The Performance Cost of the HTML Tree Builder

I’ve been thinking about the performance gap between the Validator.nu HTML Parser and Xerces. What can be attributed to the “extra fix-ups” that an HTML parser has to do and what can be attributed to my code being worse than the Xerces code?

Introduction

Tokenizing XML and HTML is pretty similar. Sure, an HTML tokenizer has to check each name character for upper case, but then an XML tokenizer has to check the silliness that is the Name production. The main difference is in tree construction layer. In general, comparing an XML parser and an HTML parser from different authors doesn’t tell much about the performance cost of the “extra fix-ups” HTML needs. Parsers may have otherwise fundamentally better or worse implementation strategies, and different code bases have enjoyed different amounts of attention and tweaking. To compare the tree construction layers, the tokenizing layer needs to be kept constant.

To run a proper benchmark, I implemented a very thin token handler that trivially maps HTML5 tokens to SAX events. This token handler is only 115 lines of code (mostly autogenerated by Eclipse) compared to 3927 lines of the real HTML5 SAX streamer code. With this thin layer, the resulting parser is similar to an XML5 parser without support for Namespaces.

Method

I chose to use the front page of Wikipedia (saved on 2008-04-01) as the test in data, because it is a well-known, real-world Web page that happens to be well-formed text/html-compatible XHTML, so it can be used for testing both HTML and XML parsers.

Since I wanted to test the parser core, I eliminated the effect of IO and character decoding by letting the parsers read pre-converted UTF-16 data from a CharArrayReader. Instead of building a tree, the parsers ran in SAX mode. The content handler an XML serializer writing to a mock Writer that wrote to nowhere. (This way, there was some code to touch each attribute in case Xerces builds attributes lazily. I have not checked if it does.) All the parsers were set to intern element and attribute name strings. The XML parsers were set not to read the DTD.

I ran each parser in a loop first for 10 minutes for warming up HotSpot and then for another 10 minutes to actually record the benchmark. I ran that tests on Mac OS X 10.5.4 on Intel Core 2 Duo (x86_64).

I also included “fast read()” variants of the Validator.nu HTML Parser.
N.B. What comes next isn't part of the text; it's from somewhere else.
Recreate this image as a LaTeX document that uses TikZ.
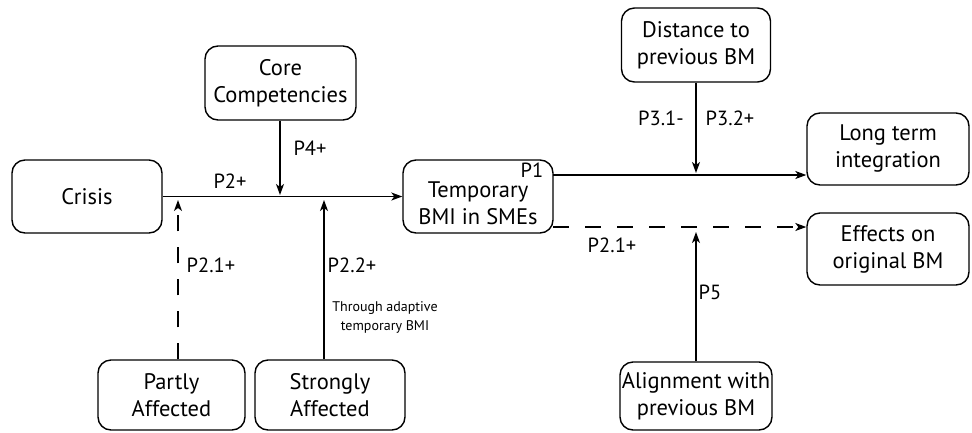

These variants have the per-character error reporting and validator-precision source location tracking commented out. (I only commented them out in the most obvious place—there’s more potential for removing stuff that’s only interesting in a validator.)

Results

Here are the results in number of iterations per time relative to the tokenizer of the Validator.nu HTML Parser with the thin SAX layer. (Note, the two VMs are not equally fast. The 1.6 x86_64 server VM is over 50% faster than the x86 1.5 client VM.)

Parser 1.5 x86 Client 1.6 x86_64 Server
Xerces-J 2.9.1 with Namespaces 109% 112%
Xerces-J 2.9.1 without Namespaces 141% 142%
Ælfred2 (Validator.nu fork) with Namespaces 72% 75%
Validator.nu HTML Parser streaming SAX mode 89% 93%
Validator.nu HTML tokenizer with thin SAX layer 100% 100%
Validator.nu HTML Parser streaming SAX mode, fast read() 95% 93%
Validator.nu HTML tokenizer with thin SAX layer, fast read() 107% 104%

The difference between Xerces with and without Namespaces sure looks interesting. Let’s see what the numbers look like relative to Xerces without Namespaces.

Parser 1.5 x86 Client 1.6 x86_64 Server
Xerces-J 2.9.1 with Namespaces 78% 79%
Xerces-J 2.9.1 without Namespaces 100% 100%
Ælfred2 (Validator.nu fork) with Namespaces 51% 53%
Validator.nu HTML Parser streaming SAX mode 63% 66%
Validator.nu HTML tokenizer with thin SAX layer 71% 71%
Validator.nu HTML Parser streaming SAX mode, fast read() 68% 66%
Validator.nu HTML tokenizer with thin SAX layer, fast read() 76% 74%

Analysis

Summary

Xerces is faster. Namespaces are worse than the much-maligned HTML “extra fix-ups” (21% hit vs. 7% hit). An XML parser can be slow.